→ **INSTRUCTIONS FOR THE TASK**
Copy the lines from the start of the records below through the line containing "const yTicks = [0, 1, 2, 3, 4, 5];", both included, and leave out the pictures.
-- EXERCISE MATERIALS start --
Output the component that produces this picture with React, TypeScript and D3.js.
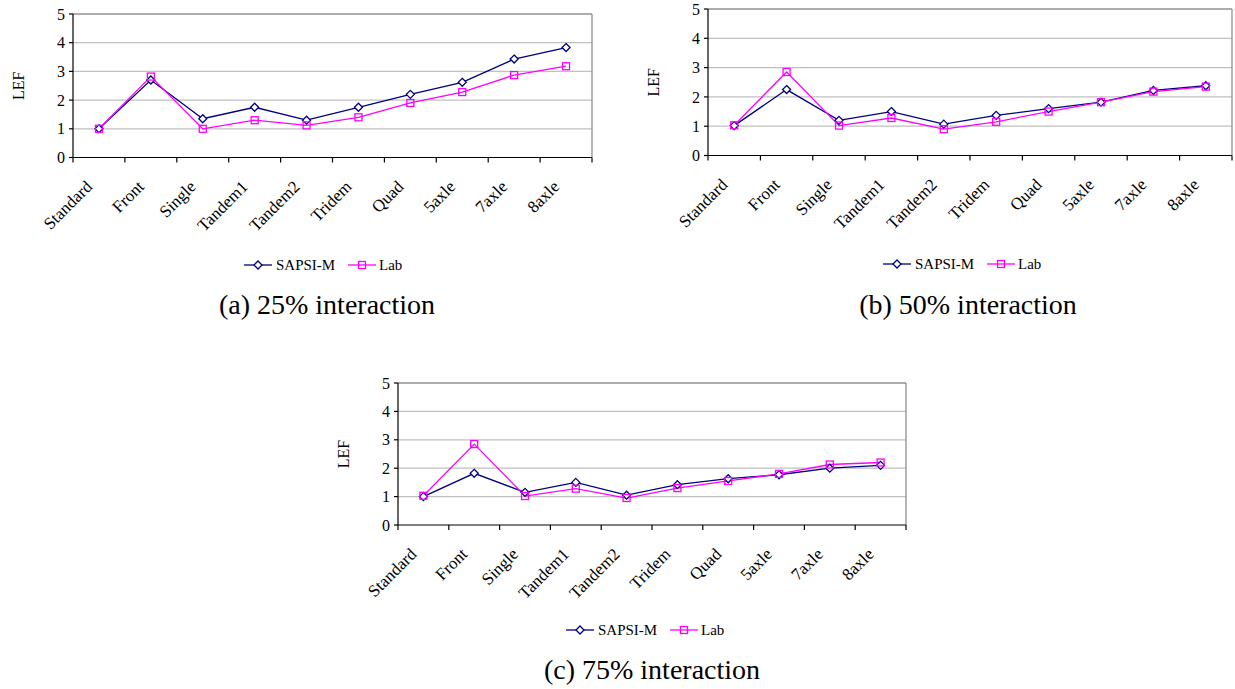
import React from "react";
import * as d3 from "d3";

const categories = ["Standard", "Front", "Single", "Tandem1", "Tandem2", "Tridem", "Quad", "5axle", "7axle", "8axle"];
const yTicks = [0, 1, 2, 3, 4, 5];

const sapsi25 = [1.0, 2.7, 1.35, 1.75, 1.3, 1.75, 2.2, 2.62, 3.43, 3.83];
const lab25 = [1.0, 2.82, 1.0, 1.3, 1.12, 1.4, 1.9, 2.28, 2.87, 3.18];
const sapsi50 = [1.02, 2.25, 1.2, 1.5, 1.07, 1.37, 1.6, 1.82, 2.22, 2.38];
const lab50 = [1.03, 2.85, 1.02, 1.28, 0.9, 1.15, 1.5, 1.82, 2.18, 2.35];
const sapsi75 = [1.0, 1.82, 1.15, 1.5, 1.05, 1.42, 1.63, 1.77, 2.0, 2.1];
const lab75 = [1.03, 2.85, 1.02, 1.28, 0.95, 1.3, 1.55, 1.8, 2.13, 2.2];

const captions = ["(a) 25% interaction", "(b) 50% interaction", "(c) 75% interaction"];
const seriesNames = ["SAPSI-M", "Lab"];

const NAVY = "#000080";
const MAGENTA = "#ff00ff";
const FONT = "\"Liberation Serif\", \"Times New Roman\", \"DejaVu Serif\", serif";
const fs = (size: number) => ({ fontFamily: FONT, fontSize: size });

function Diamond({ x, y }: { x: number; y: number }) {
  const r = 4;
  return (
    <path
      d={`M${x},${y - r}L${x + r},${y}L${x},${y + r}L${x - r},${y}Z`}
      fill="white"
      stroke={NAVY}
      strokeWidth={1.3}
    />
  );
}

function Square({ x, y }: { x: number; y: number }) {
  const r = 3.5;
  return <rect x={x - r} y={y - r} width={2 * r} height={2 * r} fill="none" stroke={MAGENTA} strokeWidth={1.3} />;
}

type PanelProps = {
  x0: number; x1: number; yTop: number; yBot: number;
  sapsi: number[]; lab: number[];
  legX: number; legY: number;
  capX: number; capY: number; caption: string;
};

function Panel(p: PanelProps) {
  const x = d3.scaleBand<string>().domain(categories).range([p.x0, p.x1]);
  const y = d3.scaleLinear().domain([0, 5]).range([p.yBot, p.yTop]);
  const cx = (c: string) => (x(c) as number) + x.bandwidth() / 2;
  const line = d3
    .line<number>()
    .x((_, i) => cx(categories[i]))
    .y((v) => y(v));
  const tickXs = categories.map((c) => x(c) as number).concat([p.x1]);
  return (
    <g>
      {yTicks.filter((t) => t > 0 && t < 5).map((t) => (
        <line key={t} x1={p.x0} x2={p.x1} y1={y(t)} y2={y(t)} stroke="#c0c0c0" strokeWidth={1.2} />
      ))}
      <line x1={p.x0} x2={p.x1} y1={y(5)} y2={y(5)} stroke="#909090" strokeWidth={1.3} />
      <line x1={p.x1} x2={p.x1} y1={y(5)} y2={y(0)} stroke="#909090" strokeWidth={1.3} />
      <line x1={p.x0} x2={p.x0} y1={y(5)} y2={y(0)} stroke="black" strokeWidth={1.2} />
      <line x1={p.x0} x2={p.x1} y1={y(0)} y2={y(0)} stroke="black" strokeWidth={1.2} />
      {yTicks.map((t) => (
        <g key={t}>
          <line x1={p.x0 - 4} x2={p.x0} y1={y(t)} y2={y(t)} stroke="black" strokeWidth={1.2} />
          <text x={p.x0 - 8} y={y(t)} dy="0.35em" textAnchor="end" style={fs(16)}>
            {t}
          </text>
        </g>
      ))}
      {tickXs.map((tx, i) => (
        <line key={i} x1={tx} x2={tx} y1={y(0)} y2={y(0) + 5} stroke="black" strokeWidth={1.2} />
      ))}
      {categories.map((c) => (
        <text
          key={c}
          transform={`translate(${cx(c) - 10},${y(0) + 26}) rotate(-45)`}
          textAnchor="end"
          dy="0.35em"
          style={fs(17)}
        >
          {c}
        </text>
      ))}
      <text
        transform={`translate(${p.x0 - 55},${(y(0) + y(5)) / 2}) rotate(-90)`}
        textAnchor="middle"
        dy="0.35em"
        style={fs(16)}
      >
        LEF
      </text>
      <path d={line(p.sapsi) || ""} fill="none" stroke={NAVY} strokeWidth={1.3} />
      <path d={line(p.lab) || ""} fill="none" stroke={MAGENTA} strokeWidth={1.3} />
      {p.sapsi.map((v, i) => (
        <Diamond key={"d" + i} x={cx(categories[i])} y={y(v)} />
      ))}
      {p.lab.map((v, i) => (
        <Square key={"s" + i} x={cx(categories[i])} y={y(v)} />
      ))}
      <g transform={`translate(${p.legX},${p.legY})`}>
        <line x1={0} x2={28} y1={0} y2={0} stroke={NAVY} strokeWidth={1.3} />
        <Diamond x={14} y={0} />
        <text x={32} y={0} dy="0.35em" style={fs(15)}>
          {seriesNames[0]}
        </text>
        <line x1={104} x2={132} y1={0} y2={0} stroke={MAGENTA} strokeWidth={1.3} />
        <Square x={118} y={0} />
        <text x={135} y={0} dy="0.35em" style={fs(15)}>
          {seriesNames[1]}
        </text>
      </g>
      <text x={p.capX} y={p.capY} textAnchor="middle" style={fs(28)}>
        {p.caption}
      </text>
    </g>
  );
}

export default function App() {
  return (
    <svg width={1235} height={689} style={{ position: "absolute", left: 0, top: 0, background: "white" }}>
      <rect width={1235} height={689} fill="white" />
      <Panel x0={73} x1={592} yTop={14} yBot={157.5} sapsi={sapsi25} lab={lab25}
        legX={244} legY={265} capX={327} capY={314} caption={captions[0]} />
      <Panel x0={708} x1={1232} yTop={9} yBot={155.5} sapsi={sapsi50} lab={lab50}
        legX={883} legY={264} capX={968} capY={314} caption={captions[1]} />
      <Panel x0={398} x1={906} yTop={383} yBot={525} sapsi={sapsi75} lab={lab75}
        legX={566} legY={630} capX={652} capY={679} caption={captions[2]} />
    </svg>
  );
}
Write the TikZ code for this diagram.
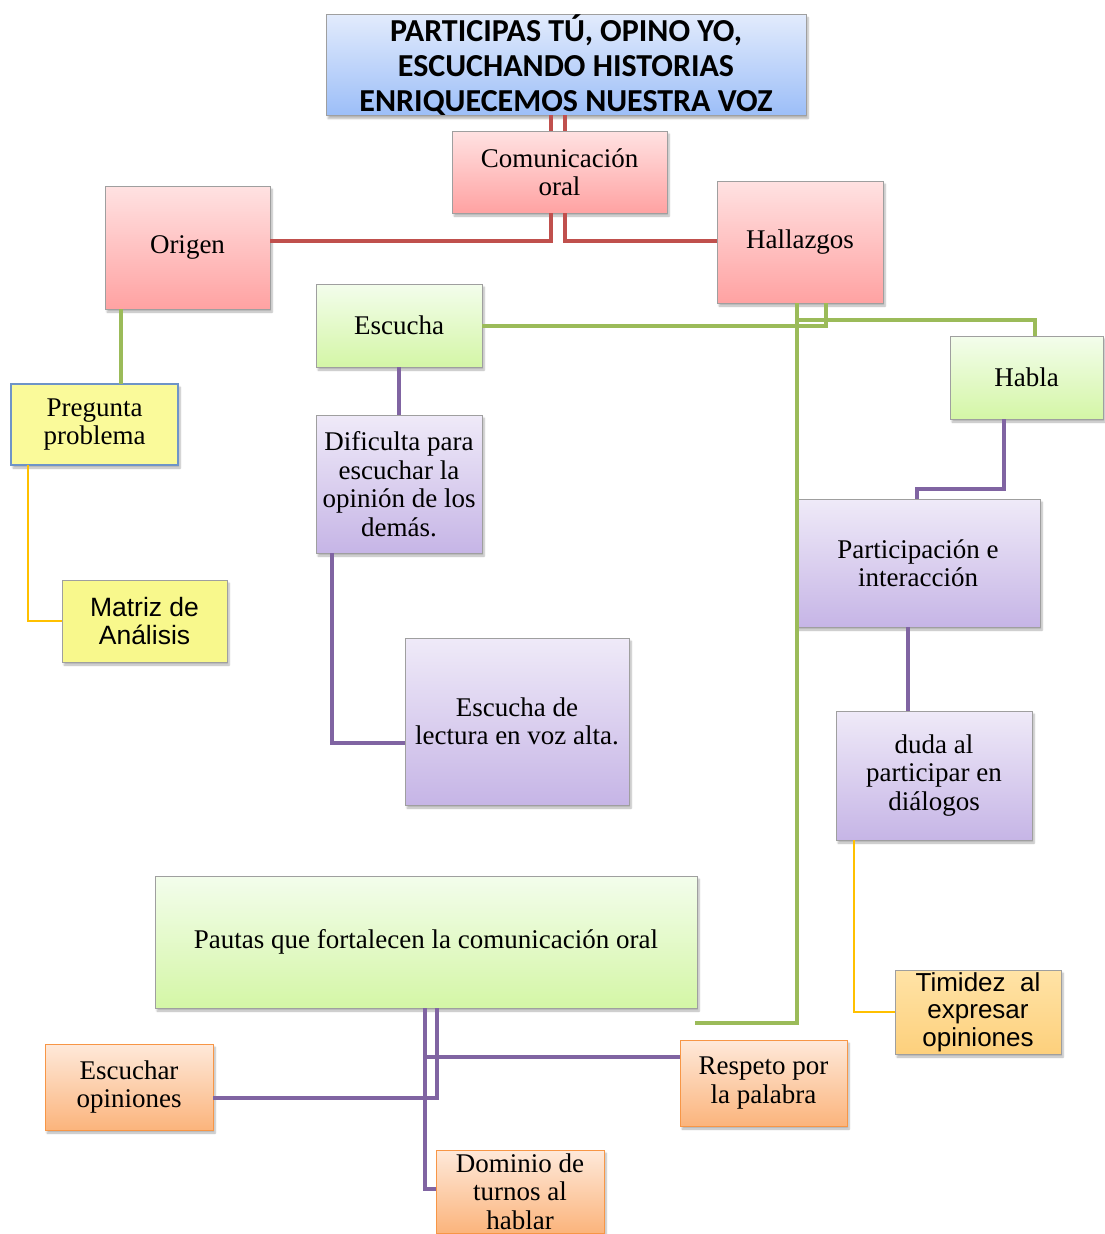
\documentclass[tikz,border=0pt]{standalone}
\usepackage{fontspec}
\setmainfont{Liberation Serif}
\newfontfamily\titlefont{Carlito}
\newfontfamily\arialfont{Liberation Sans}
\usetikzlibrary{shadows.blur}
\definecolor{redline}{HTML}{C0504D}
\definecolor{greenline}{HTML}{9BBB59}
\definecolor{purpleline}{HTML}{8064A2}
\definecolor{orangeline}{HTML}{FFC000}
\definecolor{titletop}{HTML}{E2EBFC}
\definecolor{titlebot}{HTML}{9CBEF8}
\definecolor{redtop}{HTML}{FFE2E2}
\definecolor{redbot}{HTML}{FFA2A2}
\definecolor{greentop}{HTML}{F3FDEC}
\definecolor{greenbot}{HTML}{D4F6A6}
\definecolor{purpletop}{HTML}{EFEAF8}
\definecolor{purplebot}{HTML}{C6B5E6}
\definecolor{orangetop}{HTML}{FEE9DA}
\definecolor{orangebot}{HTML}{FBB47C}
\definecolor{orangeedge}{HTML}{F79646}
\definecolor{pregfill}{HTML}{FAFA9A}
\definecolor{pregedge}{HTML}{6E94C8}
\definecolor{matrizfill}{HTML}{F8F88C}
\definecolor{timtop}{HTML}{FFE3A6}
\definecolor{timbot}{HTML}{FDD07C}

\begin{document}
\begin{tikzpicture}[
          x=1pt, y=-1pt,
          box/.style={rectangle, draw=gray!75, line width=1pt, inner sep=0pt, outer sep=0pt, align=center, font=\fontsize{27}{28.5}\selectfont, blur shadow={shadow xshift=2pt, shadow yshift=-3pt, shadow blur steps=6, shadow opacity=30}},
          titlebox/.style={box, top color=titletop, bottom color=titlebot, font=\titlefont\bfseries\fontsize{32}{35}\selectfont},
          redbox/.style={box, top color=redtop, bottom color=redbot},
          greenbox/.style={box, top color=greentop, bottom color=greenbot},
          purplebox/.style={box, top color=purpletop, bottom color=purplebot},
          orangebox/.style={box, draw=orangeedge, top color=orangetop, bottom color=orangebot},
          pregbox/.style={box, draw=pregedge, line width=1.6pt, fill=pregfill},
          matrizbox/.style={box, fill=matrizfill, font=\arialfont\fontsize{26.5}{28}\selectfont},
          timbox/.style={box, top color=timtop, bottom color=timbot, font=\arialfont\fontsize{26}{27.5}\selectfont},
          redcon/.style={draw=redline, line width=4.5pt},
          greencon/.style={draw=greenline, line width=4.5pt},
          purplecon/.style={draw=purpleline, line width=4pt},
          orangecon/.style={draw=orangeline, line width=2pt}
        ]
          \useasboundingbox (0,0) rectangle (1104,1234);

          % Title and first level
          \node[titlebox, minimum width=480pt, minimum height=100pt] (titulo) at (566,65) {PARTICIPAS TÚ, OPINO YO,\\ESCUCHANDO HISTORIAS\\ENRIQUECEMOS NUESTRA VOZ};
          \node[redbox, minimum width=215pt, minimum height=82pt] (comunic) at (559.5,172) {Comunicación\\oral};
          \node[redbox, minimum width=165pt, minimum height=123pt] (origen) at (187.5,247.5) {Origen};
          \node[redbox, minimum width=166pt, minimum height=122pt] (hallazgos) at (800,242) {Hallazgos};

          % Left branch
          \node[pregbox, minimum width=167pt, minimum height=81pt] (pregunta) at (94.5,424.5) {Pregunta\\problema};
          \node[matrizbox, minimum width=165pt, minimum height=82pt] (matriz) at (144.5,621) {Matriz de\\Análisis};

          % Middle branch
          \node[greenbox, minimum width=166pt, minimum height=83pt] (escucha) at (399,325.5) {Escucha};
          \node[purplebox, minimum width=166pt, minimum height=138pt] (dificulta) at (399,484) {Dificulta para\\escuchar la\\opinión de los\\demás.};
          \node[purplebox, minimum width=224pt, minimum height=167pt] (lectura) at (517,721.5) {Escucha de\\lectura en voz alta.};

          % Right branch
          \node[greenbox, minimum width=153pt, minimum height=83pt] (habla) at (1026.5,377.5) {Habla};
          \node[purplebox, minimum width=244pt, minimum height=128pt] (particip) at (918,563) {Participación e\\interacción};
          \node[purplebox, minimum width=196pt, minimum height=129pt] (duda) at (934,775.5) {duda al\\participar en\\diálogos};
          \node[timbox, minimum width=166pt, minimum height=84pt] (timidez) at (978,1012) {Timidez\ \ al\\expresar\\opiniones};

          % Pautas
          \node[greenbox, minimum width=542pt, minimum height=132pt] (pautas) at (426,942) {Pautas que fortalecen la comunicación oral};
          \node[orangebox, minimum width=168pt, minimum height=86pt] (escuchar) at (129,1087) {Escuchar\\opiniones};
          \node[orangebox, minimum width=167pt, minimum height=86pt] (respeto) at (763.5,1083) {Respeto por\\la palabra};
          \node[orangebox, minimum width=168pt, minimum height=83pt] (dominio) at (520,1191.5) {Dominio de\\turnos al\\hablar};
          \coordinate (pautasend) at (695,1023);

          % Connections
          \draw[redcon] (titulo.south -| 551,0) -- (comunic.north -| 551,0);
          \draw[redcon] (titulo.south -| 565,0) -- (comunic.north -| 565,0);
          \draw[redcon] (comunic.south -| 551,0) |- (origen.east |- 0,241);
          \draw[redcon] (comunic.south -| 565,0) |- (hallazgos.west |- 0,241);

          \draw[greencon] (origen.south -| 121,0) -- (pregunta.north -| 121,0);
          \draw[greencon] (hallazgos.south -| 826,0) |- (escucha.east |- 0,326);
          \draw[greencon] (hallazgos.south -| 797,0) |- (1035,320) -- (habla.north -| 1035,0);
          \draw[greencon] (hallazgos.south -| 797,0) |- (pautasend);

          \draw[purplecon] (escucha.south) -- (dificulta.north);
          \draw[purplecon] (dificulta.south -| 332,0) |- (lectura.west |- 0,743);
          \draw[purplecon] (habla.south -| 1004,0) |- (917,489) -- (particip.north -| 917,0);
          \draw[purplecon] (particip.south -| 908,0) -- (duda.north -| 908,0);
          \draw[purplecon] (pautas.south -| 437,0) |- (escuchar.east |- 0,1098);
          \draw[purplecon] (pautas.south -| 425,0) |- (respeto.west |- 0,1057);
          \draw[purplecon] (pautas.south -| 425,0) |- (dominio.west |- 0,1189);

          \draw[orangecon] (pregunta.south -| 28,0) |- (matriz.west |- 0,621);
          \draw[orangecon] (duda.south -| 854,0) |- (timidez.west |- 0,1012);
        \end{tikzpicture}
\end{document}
-- EXERCISE MATERIALS end --
→ **SOLUTION TO THIS PROBLEM**
Output the component that produces this picture with React, TypeScript and D3.js.
import React from "react";
import * as d3 from "d3";

const categories = ["Standard", "Front", "Single", "Tandem1", "Tandem2", "Tridem", "Quad", "5axle", "7axle", "8axle"];
const yTicks = [0, 1, 2, 3, 4, 5];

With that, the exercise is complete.